Thursday, July 17, 2008

Life Without a TV

When we got married we had a 12 inch Walmart TV, with a built in VCR. That was our TV for three and a half years.

We turned it on one day only to be greeted by the smell of a puff of smoke and to see the screen's final burst of radiant whiteness before giving out forever. Unbeknownst to us, our TV apparently looked suspiciously like a piggy bank, which caused our two year old to shove a handful of change in it. TV's don't like change very much.

It didn't phase us too much though. For most of our married life we've lived as poor college students with too little money or time to spend on a cable subscription. We aren't anti-TV exactly. Two of the apartments we rented included free TV and we enjoy watching shows together (like Hawaii Five-0, The Simpsons and The Office).

The Internet Is My TV

Yesterday I realized something depressing though. The Internet is my TV. I don't mean that we use it to watch TV shows (though we do that too -- that's not the depressing part). What I mean is that I still get to keep up with all the dumb scare news stories, all the most 'important' celebrity gossip and am exposed to (close to) the same amount of advertising as when I had TV growing up.

My main news sites in the past have been :,, and My entertainment came from Slashdot, Digg, Engadget and Technorati. And there may have been the occasional indulgence in watching just plain stupid stuff over at YouTube.

Don't get me wrong, there is a lot of cool and worthwhile stuff on all those sites. But although I may not have a TV, I can't join in the moral superiority of the rest of the non-TV watching world.

The Internet, Advertising, and Me

I had though that I had tricked The Internet from attacking me with advertising. After all, I have Ad Block Plus installed and I use Firefox. I don't get pop ups, I can't remember the last time I was asked to punch the monkey, and I don't know the name of any 'single girls in my area' who want to meet me.

Advertising comes in many forms. For the last several years I have been actively seeking out stories, news and articles which pitch, promote and expo things I can buy!

Maybe it's worked too. We bought my wife a Mac and we own a Wii (and a new TV. Christmas present from my Dad).

Do you find yourself seeking out "news" and "updates" on things you would like to buy? Do you think that maybe you're purposefully and willingly exposing yourself advertising, re-enforcing your desire to get those things, under the guise of keeping up to date?

Where Does the Balance Lie?

Here's where I'm stuck. I studied computers and technology in school. I have a solid base in the fundamentals and am currently on top of what's the latest and greatest for a lot of different technology sectors. If I don't keep reading about the coolest latest technology, I will likely end up like so many greybeards in the tech industry -- they know the fundamentals and know what worked well back in their day, but are too far behind to implement new and better solutions.

If I take that view all the way, then I should keep on top of all the technology I can.

On the other hand, keeping up with it all can be draining.

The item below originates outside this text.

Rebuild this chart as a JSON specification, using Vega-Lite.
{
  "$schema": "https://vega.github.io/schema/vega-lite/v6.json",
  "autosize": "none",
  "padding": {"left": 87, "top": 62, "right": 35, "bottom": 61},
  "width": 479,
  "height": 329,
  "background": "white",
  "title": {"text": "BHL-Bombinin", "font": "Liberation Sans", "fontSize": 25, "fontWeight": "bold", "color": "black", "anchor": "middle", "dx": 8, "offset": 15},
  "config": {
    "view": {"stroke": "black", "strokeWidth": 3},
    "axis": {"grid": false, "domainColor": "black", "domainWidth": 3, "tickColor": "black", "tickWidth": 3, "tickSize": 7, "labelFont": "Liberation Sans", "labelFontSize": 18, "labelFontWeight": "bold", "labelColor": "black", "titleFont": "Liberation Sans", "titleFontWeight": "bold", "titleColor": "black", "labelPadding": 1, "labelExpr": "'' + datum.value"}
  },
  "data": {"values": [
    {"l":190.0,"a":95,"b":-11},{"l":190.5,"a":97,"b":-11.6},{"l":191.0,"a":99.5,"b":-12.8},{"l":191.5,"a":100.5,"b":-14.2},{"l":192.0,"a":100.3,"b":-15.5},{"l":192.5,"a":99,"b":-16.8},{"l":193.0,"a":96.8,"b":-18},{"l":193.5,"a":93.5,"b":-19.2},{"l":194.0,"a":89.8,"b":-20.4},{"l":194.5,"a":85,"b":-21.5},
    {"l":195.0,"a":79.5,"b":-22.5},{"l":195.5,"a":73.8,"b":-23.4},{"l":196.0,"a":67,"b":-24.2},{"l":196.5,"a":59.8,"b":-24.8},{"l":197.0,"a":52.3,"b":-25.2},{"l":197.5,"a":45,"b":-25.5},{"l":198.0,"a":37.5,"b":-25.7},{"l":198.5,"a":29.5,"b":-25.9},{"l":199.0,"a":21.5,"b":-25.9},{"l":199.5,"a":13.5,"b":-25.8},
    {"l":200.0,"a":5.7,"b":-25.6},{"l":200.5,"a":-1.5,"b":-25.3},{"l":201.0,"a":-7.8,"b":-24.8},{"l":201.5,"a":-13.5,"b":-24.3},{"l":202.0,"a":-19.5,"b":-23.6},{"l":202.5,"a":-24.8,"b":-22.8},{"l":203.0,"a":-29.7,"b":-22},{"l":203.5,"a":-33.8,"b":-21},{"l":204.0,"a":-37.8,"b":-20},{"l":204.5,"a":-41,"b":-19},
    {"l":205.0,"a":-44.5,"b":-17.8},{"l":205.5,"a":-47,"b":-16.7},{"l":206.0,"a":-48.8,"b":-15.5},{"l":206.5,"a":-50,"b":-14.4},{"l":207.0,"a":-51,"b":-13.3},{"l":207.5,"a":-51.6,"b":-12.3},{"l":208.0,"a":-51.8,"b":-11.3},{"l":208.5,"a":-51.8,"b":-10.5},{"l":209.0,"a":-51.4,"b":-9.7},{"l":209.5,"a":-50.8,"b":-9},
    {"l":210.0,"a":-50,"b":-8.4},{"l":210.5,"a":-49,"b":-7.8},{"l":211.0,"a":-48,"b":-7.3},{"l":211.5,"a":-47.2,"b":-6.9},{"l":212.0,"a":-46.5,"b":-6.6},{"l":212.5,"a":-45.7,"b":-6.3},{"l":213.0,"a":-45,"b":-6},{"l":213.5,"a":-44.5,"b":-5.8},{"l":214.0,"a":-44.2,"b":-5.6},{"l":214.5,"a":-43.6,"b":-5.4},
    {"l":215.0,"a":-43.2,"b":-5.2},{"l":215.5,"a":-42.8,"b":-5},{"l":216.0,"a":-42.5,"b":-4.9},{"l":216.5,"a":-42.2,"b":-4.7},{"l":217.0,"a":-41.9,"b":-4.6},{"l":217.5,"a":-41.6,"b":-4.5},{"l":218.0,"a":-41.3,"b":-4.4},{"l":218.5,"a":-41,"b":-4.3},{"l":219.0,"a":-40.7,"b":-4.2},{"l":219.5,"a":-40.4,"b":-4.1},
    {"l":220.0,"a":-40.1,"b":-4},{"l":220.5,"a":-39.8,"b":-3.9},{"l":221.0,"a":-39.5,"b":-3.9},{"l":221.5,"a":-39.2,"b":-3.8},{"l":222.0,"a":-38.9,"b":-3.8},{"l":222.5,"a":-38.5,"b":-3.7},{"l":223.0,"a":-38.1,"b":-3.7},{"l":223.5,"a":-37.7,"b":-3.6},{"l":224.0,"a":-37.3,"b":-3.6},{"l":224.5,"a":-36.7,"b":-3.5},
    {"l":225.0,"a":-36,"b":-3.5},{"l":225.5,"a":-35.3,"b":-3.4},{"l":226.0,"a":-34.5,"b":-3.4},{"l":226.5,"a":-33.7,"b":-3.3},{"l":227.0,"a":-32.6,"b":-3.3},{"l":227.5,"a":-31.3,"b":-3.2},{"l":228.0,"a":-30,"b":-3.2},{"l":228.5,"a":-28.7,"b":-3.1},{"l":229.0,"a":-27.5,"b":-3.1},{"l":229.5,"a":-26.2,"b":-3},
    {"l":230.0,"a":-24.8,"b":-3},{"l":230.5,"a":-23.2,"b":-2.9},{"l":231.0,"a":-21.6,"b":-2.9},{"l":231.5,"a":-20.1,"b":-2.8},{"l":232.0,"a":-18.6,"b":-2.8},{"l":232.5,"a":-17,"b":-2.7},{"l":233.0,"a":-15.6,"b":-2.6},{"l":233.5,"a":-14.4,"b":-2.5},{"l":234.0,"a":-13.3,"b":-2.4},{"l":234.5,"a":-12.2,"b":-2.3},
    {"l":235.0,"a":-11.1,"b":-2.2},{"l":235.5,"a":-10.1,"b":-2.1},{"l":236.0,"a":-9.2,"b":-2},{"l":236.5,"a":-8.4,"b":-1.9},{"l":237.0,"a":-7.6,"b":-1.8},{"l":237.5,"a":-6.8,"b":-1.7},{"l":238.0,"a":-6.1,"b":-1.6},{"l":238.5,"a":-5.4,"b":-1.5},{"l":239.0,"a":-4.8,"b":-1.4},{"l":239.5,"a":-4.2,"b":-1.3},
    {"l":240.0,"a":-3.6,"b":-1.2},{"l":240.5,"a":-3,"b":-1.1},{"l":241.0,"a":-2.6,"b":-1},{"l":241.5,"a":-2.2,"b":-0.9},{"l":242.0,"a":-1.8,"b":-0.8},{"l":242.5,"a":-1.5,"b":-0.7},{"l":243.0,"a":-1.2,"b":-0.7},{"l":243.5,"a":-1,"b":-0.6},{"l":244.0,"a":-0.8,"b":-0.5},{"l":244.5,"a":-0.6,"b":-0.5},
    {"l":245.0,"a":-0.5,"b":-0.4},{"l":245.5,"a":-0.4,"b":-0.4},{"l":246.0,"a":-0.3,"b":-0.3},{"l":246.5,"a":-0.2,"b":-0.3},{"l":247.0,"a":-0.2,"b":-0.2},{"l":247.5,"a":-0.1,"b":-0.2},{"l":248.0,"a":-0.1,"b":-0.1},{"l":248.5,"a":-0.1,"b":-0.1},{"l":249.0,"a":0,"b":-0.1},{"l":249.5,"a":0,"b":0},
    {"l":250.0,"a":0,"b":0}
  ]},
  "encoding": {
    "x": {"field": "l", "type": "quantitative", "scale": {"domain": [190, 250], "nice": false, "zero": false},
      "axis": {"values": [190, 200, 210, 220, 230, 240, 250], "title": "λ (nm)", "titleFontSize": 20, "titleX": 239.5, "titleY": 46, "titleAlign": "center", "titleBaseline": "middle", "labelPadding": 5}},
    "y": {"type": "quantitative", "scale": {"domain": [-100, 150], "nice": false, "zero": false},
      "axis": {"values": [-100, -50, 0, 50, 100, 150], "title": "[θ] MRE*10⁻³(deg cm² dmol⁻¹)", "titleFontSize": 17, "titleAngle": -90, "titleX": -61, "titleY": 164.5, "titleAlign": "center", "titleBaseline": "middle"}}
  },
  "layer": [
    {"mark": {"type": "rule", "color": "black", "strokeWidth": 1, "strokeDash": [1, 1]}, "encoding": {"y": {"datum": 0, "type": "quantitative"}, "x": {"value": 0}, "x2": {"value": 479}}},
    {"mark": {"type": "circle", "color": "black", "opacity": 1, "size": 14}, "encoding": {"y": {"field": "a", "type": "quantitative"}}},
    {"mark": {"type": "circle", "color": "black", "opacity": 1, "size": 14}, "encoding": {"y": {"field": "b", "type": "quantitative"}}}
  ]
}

I haven't visited Slashdot, Digg or several other tech sites in more than a month. I get sore fore-arms really easily because I'm typing and programming for up to 10 hours a day.

If I do keep up with everything, I will get burned out. Besides getting burned out, I don't have as much time with my family or other hobbies as I'd like.

Dreams of Change

I'm incredibly blessed to have gotten a good education in a field that pays well. I have skills, experience and a network which allow me to get a new job pretty easily. I can make a good living for my family with technology related work. I usually love what I do too. I love to make things work and to fix broken code.

...but...sometimes I resent computers. I hate that I am a slave to system updates and upgrades. To new hardware advances. To security flaws. To power outages. To hacking attempts. To cool new programs that I just have to try out. Mostly though, I hate that I love working on them.

A part of me yearns to break free from them. Something in me wishes I could go weed the garden and plow a field and chase down runaway cows on a dirt bike. I'd have a wood shop in my shed with a lathe, a router, and a table saw. I'd be outside enjoying and working in reality instead of changing the magnetic orientation of particles on a metal disk fabricating a new artificial world online.

Reality and Me

What will I really end up doing? Probably I'll go get an MBA and become a manager somewhere. That'll get me off of the computer and away from the eternal upgrade process. It'll give me a bit of insurance against my RSI (Repetitive Stress Injury) which could one day turn into carpal tunnel syndrome. It'll also let me keep feeding and caring for my family; I don't even know how to drive a plow.